START

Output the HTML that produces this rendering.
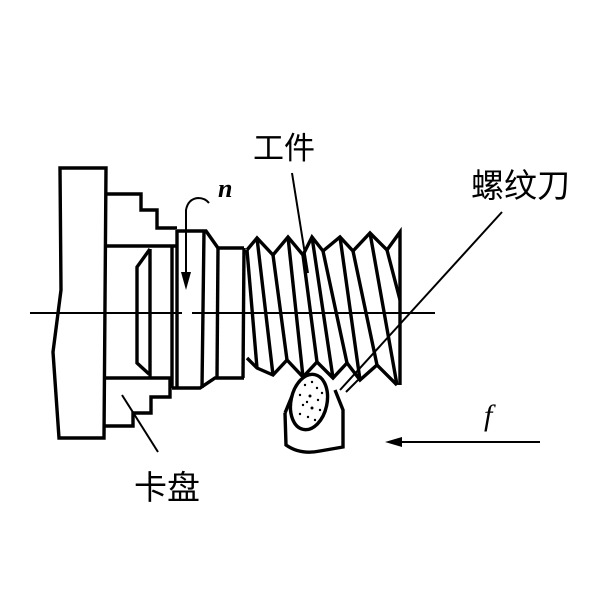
<!DOCTYPE html>
<html><head><meta charset="utf-8"><style>
html,body{margin:0;padding:0;background:#fff;}
svg{display:block;}
text{font-family:"Liberation Sans","Noto Sans CJK SC",sans-serif;fill:#000;}
</style></head><body>
<svg width="600" height="600" viewBox="0 0 600 600" xmlns="http://www.w3.org/2000/svg">
<g fill="none" stroke="#000" stroke-width="3.4" stroke-linejoin="miter">
<path d="M60,168 L106,168 L104,438 L59,438 L53,352 L61,290 Z"/>
<path d="M106,194 L141,194 L141,210 L157,210 L157,228 L177,228"/>
<path d="M106,246 L177,246"/>
<path d="M104,378 L170,378 L170,397 L151,397 L151,413 L133,413 L133,426 L104,426"/>
<path d="M150,249 L137,267 L137,363 L149,374"/>
<path d="M150,249 L150,378"/>
<path d="M177,230 L177,388"/>
<path d="M172,246 L172,388"/>
<path d="M177,231 L206,231 L218,248 L244,248"/>
<path d="M172,388 L200,388 L215,378 L244,378"/>
<path d="M204,231 L202,388"/>
<path d="M218,248 L217,378"/>
<path d="M244,248 L243,378"/>
<path d="M247,250 L257,238 L273,255 L288,237 L303,255 L312,237 L323,251 L340,237 L353,251 L370,233 L387,250 L400,232 L400,385"/>
<path d="M247,358 L257,368 L273,375 L287,360 L303,377 L317,362 L333,378 L347,363 L360,380 L377,365 L397,385"/>
<path d="M247,250 L257,368 M257,238 L273,375 M273,255 L287,360 M288,237 L303,377 M303,255 L317,362 M312,237 L333,378 M323,251 L347,363 M340,237 L360,380 M353,251 L377,365 M370,233 L397,385 M387,250 L400,300"/>
<path d="M285,413 L286,445 Q300,455 320,451 L343,447 L343,410 L335,390"/>
<ellipse cx="309" cy="402" rx="18" ry="28" transform="rotate(12 309 402)"/>
<path d="M285,413 L292,396"/>
</g>
<g fill="#000">
<circle cx="305" cy="385" r="1.2"/><circle cx="312" cy="382" r="1.2"/><circle cx="317" cy="388" r="1.2"/>
<circle cx="300" cy="395" r="1.2"/><circle cx="310" cy="396" r="1.5"/><circle cx="318" cy="400" r="1.2"/>
<circle cx="303" cy="405" r="1.2"/><circle cx="312" cy="408" r="1.5"/><circle cx="320" cy="410" r="1.2"/>
<circle cx="300" cy="414" r="1.2"/><circle cx="308" cy="417" r="1.2"/><circle cx="315" cy="420" r="1.2"/>
<circle cx="307" cy="402" r="1.2"/><circle cx="322" cy="393" r="1.2"/>
</g>
<g fill="none" stroke="#000" stroke-width="2">
<path d="M30,313 L182,313 M192,313 L435,313"/>
<path d="M292,173 L308,273"/>
<path d="M502,212 L340,390"/>
<path d="M346,392 L358,380"/>
<path d="M122,395 L158,452"/>
<path d="M395,442 L540,442"/>
<path d="M186,285 L186,210 Q188,199 198,198 Q205,198 209,203"/>
</g>
<polygon points="385,442 402,437 402,447" fill="#000"/>
<polygon points="186,290 181,272 191,272" fill="#000"/>
<text x="253" y="159" font-size="31">工件</text>
<text x="471" y="197" font-size="33">螺纹刀</text>
<text x="134" y="499" font-size="33">卡盘</text>
<text x="218" y="197" font-size="26" font-style="italic" font-weight="bold" style="font-family:'Liberation Serif',serif">n</text>
<text x="484" y="425" font-size="30" font-style="italic" style="font-family:'Liberation Serif',serif">f</text>
</svg>
</body></html>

END

=== DIRECTIVE ===
Transcribe the listing above verbatim. Omit the pictures.

=== CORRECT RESULT ===
Output the HTML that produces this rendering.
<!DOCTYPE html>
<html><head><meta charset="utf-8"><style>
html,body{margin:0;padding:0;background:#fff;}
svg{display:block;}
text{font-family:"Liberation Sans","Noto Sans CJK SC",sans-serif;fill:#000;}
</style></head><body>
<svg width="600" height="600" viewBox="0 0 600 600" xmlns="http://www.w3.org/2000/svg">
<g fill="none" stroke="#000" stroke-width="3.4" stroke-linejoin="miter">
<path d="M60,168 L106,168 L104,438 L59,438 L53,352 L61,290 Z"/>
<path d="M106,194 L141,194 L141,210 L157,210 L157,228 L177,228"/>
<path d="M106,246 L177,246"/>
<path d="M104,378 L170,378 L170,397 L151,397 L151,413 L133,413 L133,426 L104,426"/>
<path d="M150,249 L137,267 L137,363 L149,374"/>
<path d="M150,249 L150,378"/>
<path d="M177,230 L177,388"/>
<path d="M172,246 L172,388"/>
<path d="M177,231 L206,231 L218,248 L244,248"/>
<path d="M172,388 L200,388 L215,378 L244,378"/>
<path d="M204,231 L202,388"/>
<path d="M218,248 L217,378"/>
<path d="M244,248 L243,378"/>
<path d="M247,250 L257,238 L273,255 L288,237 L303,255 L312,237 L323,251 L340,237 L353,251 L370,233 L387,250 L400,232 L400,385"/>
<path d="M247,358 L257,368 L273,375 L287,360 L303,377 L317,362 L333,378 L347,363 L360,380 L377,365 L397,385"/>
<path d="M247,250 L257,368 M257,238 L273,375 M273,255 L287,360 M288,237 L303,377 M303,255 L317,362 M312,237 L333,378 M323,251 L347,363 M340,237 L360,380 M353,251 L377,365 M370,233 L397,385 M387,250 L400,300"/>
<path d="M285,413 L286,445 Q300,455 320,451 L343,447 L343,410 L335,390"/>
<ellipse cx="309" cy="402" rx="18" ry="28" transform="rotate(12 309 402)"/>
<path d="M285,413 L292,396"/>
</g>
<g fill="#000">
<circle cx="305" cy="385" r="1.2"/><circle cx="312" cy="382" r="1.2"/><circle cx="317" cy="388" r="1.2"/>
<circle cx="300" cy="395" r="1.2"/><circle cx="310" cy="396" r="1.5"/><circle cx="318" cy="400" r="1.2"/>
<circle cx="303" cy="405" r="1.2"/><circle cx="312" cy="408" r="1.5"/><circle cx="320" cy="410" r="1.2"/>
<circle cx="300" cy="414" r="1.2"/><circle cx="308" cy="417" r="1.2"/><circle cx="315" cy="420" r="1.2"/>
<circle cx="307" cy="402" r="1.2"/><circle cx="322" cy="393" r="1.2"/>
</g>
<g fill="none" stroke="#000" stroke-width="2">
<path d="M30,313 L182,313 M192,313 L435,313"/>
<path d="M292,173 L308,273"/>
<path d="M502,212 L340,390"/>
<path d="M346,392 L358,380"/>
<path d="M122,395 L158,452"/>
<path d="M395,442 L540,442"/>
<path d="M186,285 L186,210 Q188,199 198,198 Q205,198 209,203"/>
</g>
<polygon points="385,442 402,437 402,447" fill="#000"/>
<polygon points="186,290 181,272 191,272" fill="#000"/>
<text x="253" y="159" font-size="31">工件</text>
<text x="471" y="197" font-size="33">螺纹刀</text>
<text x="134" y="499" font-size="33">卡盘</text>
<text x="218" y="197" font-size="26" font-style="italic" font-weight="bold" style="font-family:'Liberation Serif',serif">n</text>
<text x="484" y="425" font-size="30" font-style="italic" style="font-family:'Liberation Serif',serif">f</text>
</svg>
</body></html>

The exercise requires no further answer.